I grew up watching James Bond movies when I was a kid. I remember vividly watching “Dr. No” and “Thunderball” with my father in our family room some evenings, munching away on popcorn and not catching the overt innuendos present in the sexually charged films. I was young and didn’t notice that kind of thing. A “James Bond” film is a genre in and of itself, much like a “Hitchcock” film is as well. Little did I know when I was young and wide-eyed sitting on my parent’s living room floor that a man who would eventually become one of my all-time favorite directors, Alfred Hitchcock, made a “James Bond” movie three years before “Dr. No” exploded across movie screens around the world. In 1959, Alfred Hitchcock released “North by Northwest,” a glamorous Hollywood production with huge stars and exotic locations, featuring megastars Cary Grant and James Mason. Watching this film for the umpteenth time, I realized it was a giant spectacle, showcasing huge panoramic set-pieces and notorious villains. It had action, chases, and all kinds of thrills – just like a James Bond film. “North by Northwest” had to be a clear influence on directors like Terence Young and Guy Hamilton, but it’s not a connection one generally thinks of when performing a comparison between a film like “North by Northwest” and “From Russia with Love.” However, it’s clear that the famous crop-duster sequence in “North by Northwest” had to be an influence on Terrence Young when he filmed the scene in “From Russia with Love” when James Bond is terrorized by a helicopter. It is this kind of creativity that a director like Hitchcock cultivated in his peers. I’ve grown to love and cherish “North by Northwest” for its charm, wit, and pure Hollywood style. Where the sexuality and action were front and center in James Bond films of the time, “North by Northwest” was subtle in its panache. Hitchcock’s sleight of hand in the sexual tones of the film is startling when realizing that “North by Northwest” was released in 1959, in the middle of Code-era Hollywood. Hitchcock was able to do a huge film with huge stars and control every aspect of the movie with flair and deliberate execution.

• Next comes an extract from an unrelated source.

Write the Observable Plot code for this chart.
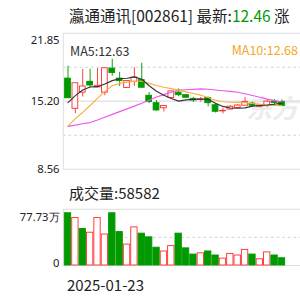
<!DOCTYPE html>
<html>
<head>
<meta charset="utf-8">
<script src="https://cdn.jsdelivr.net/npm/d3@7"></script>
<script src="https://cdn.jsdelivr.net/npm/@observablehq/plot@0.6"></script>
<style>
  html, body { margin: 0; padding: 0; background: #fff; }
  #wrap { position: relative; width: 300px; height: 300px; overflow: hidden; font-family: "Noto Sans CJK SC", "Noto Sans", sans-serif; color: #222; }
  .abs { position: absolute; white-space: nowrap; }
  #price, #vol { position: absolute; left: 0; }
  #price { top: 0; }
  #vol { top: 205px; }
</style>
</head>
<body>
<div id="wrap">
  <div class="abs" id="wm" style="left:246px; top:88px; font-size:26px; font-weight:bold; font-style:italic; color:#ececec;">东方</div>
  <div id="price"></div>
  <div id="vol"></div>
  <div class="abs" id="title" style="left:69px; top:4px; font-size:15.5px; line-height:22px;"></div>
  <div class="abs" id="ma5lab" style="left:70px; top:43px; font-size:12.5px; line-height:16px; color:#333;"></div>
  <div class="abs" id="ma10lab" style="right:2px; top:42px; font-size:12.5px; line-height:16px; color:#f5a623;"></div>
  <div class="abs" id="vollab" style="left:69px; top:183px; font-size:15px; line-height:20px;"></div>
  <div class="abs" id="datelab" style="left:67px; top:275px; font-size:15px; line-height:20px;"></div>
</div>
<script>
// ---- data ----
const stockName = "瀛通通讯";
const stockCode = "002861";
const latestPrice = "12.46";
const ma5Label = "MA5:12.63";
const ma10Label = "MA10:12.68";
const volumeLabel = "成交量:58582";
const firstDate = "2025-01-23";

const open  = [17.42,14.47,16.05,17.11,16.56,16.05,18.40,17.42,16.51,17.11,17.27,15.74,15.02,14.52,15.53,16.05,15.80,15.44,15.34,15.53,14.82,14.22,14.40,14.55,14.77,14.98,14.67,14.77,15.16,15.13];
const close = [15.50,16.97,16.65,16.75,16.72,18.43,17.97,17.18,17.18,17.52,16.53,15.13,14.31,14.75,16.17,15.80,15.55,15.28,15.39,15.02,14.18,14.27,14.67,14.79,15.13,14.77,14.79,15.16,15.02,14.75];
const high  = [18.64,16.99,18.32,18.34,18.40,18.46,19.31,18.03,17.22,18.49,18.92,16.05,15.28,14.77,16.21,16.42,15.89,15.59,15.59,15.62,14.98,14.52,14.79,14.89,15.57,15.11,14.89,15.34,15.37,15.34];
const low   = [15.48,14.00,15.62,16.51,16.53,15.74,17.66,16.65,16.49,16.65,16.49,14.98,14.22,14.15,15.50,15.65,15.48,15.10,15.13,14.67,14.06,13.97,14.34,14.52,14.75,14.61,14.56,14.61,14.88,14.70];

const ma5  = [15.07,15.76,16.31,16.60,16.63,16.90,17.22,17.41,17.45,17.59,17.36,16.72,16.19,15.80,15.48,15.22,15.34,15.39,15.42,15.39,15.00,14.70,14.55,14.52,14.56,14.73,14.79,14.84,14.91,15.02];
const ma10 = [12.78,13.51,14.11,14.79,15.48,16.17,16.72,16.95,17.08,17.15,17.18,16.95,16.75,16.58,16.44,16.29,16.12,15.96,15.80,15.57,15.30,15.16,15.11,15.09,15.07,14.99,14.90,14.82,14.79,14.77];
const ma20 = [12.75,12.87,13.01,13.12,13.37,13.65,13.92,14.19,14.46,14.73,15.00,15.30,15.62,15.85,16.08,16.29,16.33,16.37,16.41,16.38,16.30,16.23,16.17,16.09,15.94,15.77,15.59,15.41,15.27,15.13];

// volume in 万 (10k shares); volUp: 1 = red (up), 0 = green (down)
const volume = [72.2,65.7,50.5,45.3,65.7,42.8,72.2,46.2,28.9,52.7,44.0,38.9,24.6,19.4,26.8,44.0,23.7,15.1,16.8,19.4,13.8,9.5,16.0,13.8,21.6,15.1,8.6,18.1,13.8,10.0];
const volUp  = [0,1,0,1,1,1,0,0,1,1,0,0,0,1,1,0,0,0,1,0,0,1,1,1,1,0,1,1,0,0];

const priceTicks = [21.85, 15.20, 8.56];
const priceDashed = [18.53, 11.88];
const volMax = 77.73;
const volTickLabels = ["77.73万", "0"];

// ---- build tables ----
const candles = open.map((o, k) => ({i: k + 1, o, c: close[k], h: high[k], l: low[k], up: close[k] >= o}));
const vols = volume.map((v, k) => ({i: k + 1, v, up: volUp[k] === 1}));
const lineRows = (arr) => arr.map((v, k) => ({i: k + 1, v}));

const RED = "#ff3333", GREEN = "#009a00";
const W = 320, ML = 67;
const step = 7.87;
const x0 = 1 - 5 / step;
const xScale = {type: "linear", domain: [x0, x0 + (W - ML) / step], range: [ML, W]};
const half = 0.39, vhalf = 0.43;

// ---- price panel ----
const price = Plot.plot({
  width: W, height: 182,
  marginTop: 35, marginBottom: 2, marginLeft: ML, marginRight: 0,
  x: {...xScale, axis: null},
  y: {domain: [priceTicks[2], priceTicks[0]], axis: null},
  style: {background: "transparent", overflow: "visible"},
  marks: [
    Plot.ruleY(priceDashed, {stroke: "#cfcfcf", strokeDasharray: "3,3"}),
    Plot.ruleY([priceTicks[1]], {stroke: "#e4e4e4", strokeWidth: 1.5}),
    Plot.frame({stroke: "#dcdcdc"}),
    Plot.ruleX(candles, {x: "i", y1: "l", y2: "h", stroke: d => d.up ? RED : GREEN, strokeWidth: 1}),
    Plot.rect(candles, {x1: d => d.i - half, x2: d => d.i + half, y1: "o", y2: "c",
      fill: d => d.up ? "#ffffff" : GREEN, stroke: d => d.up ? RED : GREEN, strokeWidth: 1}),
    Plot.line(lineRows(ma20), {x: "i", y: "v", stroke: "#ee55ee", strokeWidth: 1.2}),
    Plot.line(lineRows(ma10), {x: "i", y: "v", stroke: "#f7b040", strokeWidth: 1.2}),
    Plot.line(lineRows(ma5), {x: "i", y: "v", stroke: "#333333", strokeWidth: 1.2}),
    Plot.text([priceTicks[0]], {y: d => d, text: d => d.toFixed(2), frameAnchor: "left", textAnchor: "end", lineAnchor: "top", dx: -4, dy: 3, fontSize: 12, fill: "#222"}),
    Plot.text([priceTicks[1]], {y: d => d, text: d => d.toFixed(2), frameAnchor: "left", textAnchor: "end", lineAnchor: "middle", dx: -4, fontSize: 12, fill: "#222"}),
    Plot.text([priceTicks[2]], {y: d => d, text: d => d.toFixed(2), frameAnchor: "left", textAnchor: "end", lineAnchor: "bottom", dx: -4, dy: 4, fontSize: 12, fill: "#222"})
  ]
});
document.getElementById("price").appendChild(price);

// ---- volume panel ----
const vol = Plot.plot({
  width: W, height: 66,
  marginTop: 4, marginBottom: 2, marginLeft: ML, marginRight: 0,
  x: {...xScale, axis: null},
  y: {domain: [0, volMax], axis: null},
  style: {background: "transparent", overflow: "visible"},
  marks: [
    Plot.ruleY([volMax / 2], {stroke: "#cfcfcf", strokeDasharray: "3,3"}),
    Plot.frame({stroke: "#dcdcdc"}),
    Plot.rect(vols, {x1: d => d.i - vhalf, x2: d => d.i + vhalf, y1: 0, y2: "v",
      fill: d => d.up ? "#ffffff" : GREEN, stroke: d => d.up ? RED : GREEN, strokeWidth: 1}),
    Plot.text([volMax], {y: d => d, text: () => volTickLabels[0], frameAnchor: "left", textAnchor: "end", lineAnchor: "top", dx: -4, dy: 4, fontSize: 12, fill: "#222"}),
    Plot.text([0], {y: d => d, text: () => volTickLabels[1], frameAnchor: "left", textAnchor: "end", lineAnchor: "bottom", dx: -4, dy: 2, fontSize: 12, fill: "#222"})
  ]
});
document.getElementById("vol").appendChild(vol);

// ---- text ----
document.getElementById("title").innerHTML =
  `${stockName}[${stockCode}] 最新:<span style="color:${GREEN}">${latestPrice}</span> 涨`;
document.getElementById("ma5lab").textContent = ma5Label;
document.getElementById("ma10lab").textContent = ma10Label;
document.getElementById("vollab").textContent = volumeLabel;
document.getElementById("datelab").textContent = firstDate;
</script>
</body>
</html>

Fascinatingly, one year after releasing “North by Northwest,” Hitchcock does a small, low-budget, black-and-white “slasher” film in “Psycho.” Notwithstanding the mesmerizing performance by Anthony Perkins, whose iconic portrayal of Norman Bates was surely in the mind of Anthony Hopkins when he slid behind the Plexiglas in “Silence of the Lambs” as Hannibal Lecter, Hitchcock shows filmmakers and film-goers alike that you can tell a compelling, memorable story without spending a large amount of money. Turning away from the huge sparkle of “North by Northwest,” the grittiness and edge of “Psycho” shows us a surreal world of madness and murder. Hitchcock, who made Perry Mason menacing in “Rear Window,” takes a small, lanky nice-looking man like Anthony Perkins, and turns him into a terrifying powerhouse that sets a benchmark for all psychotic murderers in films to come for the next 30 years. In particular, the various scenes in Norman’s parlor are quite compelling, with the looming, fearsome birds of prey hanging high on the ceiling, and the timid, shy woodland birds nesting on the furniture. The Parlor itself is a representation of Norman’s mind, a thing that is serene, yet menacing with a miasmic presence of oppression and fear that hovers over it in each scene, like Norman’s mother hovers over Norman even after her death, and how the stolen money hovers over Marion Crane when she is making her escape from Arizona. Not only did Hitchcock create a terrifying movie, he also sets an example for filmmakers that you can scare people without disgusting them, a lesson many horror directors have forgotten in the last 30 years.
Finally, Hitchcock ends his four year journey with “The Birds.” Again showing how dynamic he can be as a filmmaker, Hitchcock presents us with what seems like a tried-and-true “Hitchcockian” formulaic film with a pretty, sexually aggressive blond and a boy who lives with his domineering, overprotective mother. However, Hitchcock pulls back the curtain to reveal that he’s just playing a trick on us – the boy is really a successful man, not “castrated” at all in his ability to get things done, the woman actually is looking for a maternal figure in her life, and needing some stability and happiness, and the mother is just concerned about not being needed any more. There are no sinister motives from any of the characters in the film whatsoever. Everyone turns out to be genuine and forthcoming in their complex, but normal, personalities. It’s then as if Hitchcock decides that this world is clearly run its course, and brings those birds back from Norman’s parlor in “Psycho” and lets them loose on the perfect world being created in “The Birds.” This film feels like a natural follow-up to “Psycho” in that when Norman is sitting there, staring us down at the end of the film, he is about to share with us a metaphorical fable about what happened in his mind that caused him to do what he’s done. In that sense, “The Birds” is an allegory to a descent into madness in one’s own mind. Everything seems fine, and then an unstoppable, but familiar force descends and throws your perfect world of Bodega Bay into chaos. Not only does Hitchcock turn heels and, instead of giving us a clear villain like he did in Norman Bates, a villain with a face and tangibility that acts like a force of nature, he gives us a force of nature that acts like a tangible villain in “The Birds.”
Hitchcock is probably one of the strongest influences on film in history. His silhouette acts more like a shadow, stretching across decades of filmmaking providing shelter and inspiration to countless generations of filmmakers in decades past, and decades to come. Hitchcock left a legacy of fantastic work that is, luckily, still available for consumption to brand new audiences over 30 years after his death. It takes a true visionary to create something that is timeless, and Hitchcock has done that, like DaVinci with his paintings, Michelangelo with his sculptures, and Beethoven with his music.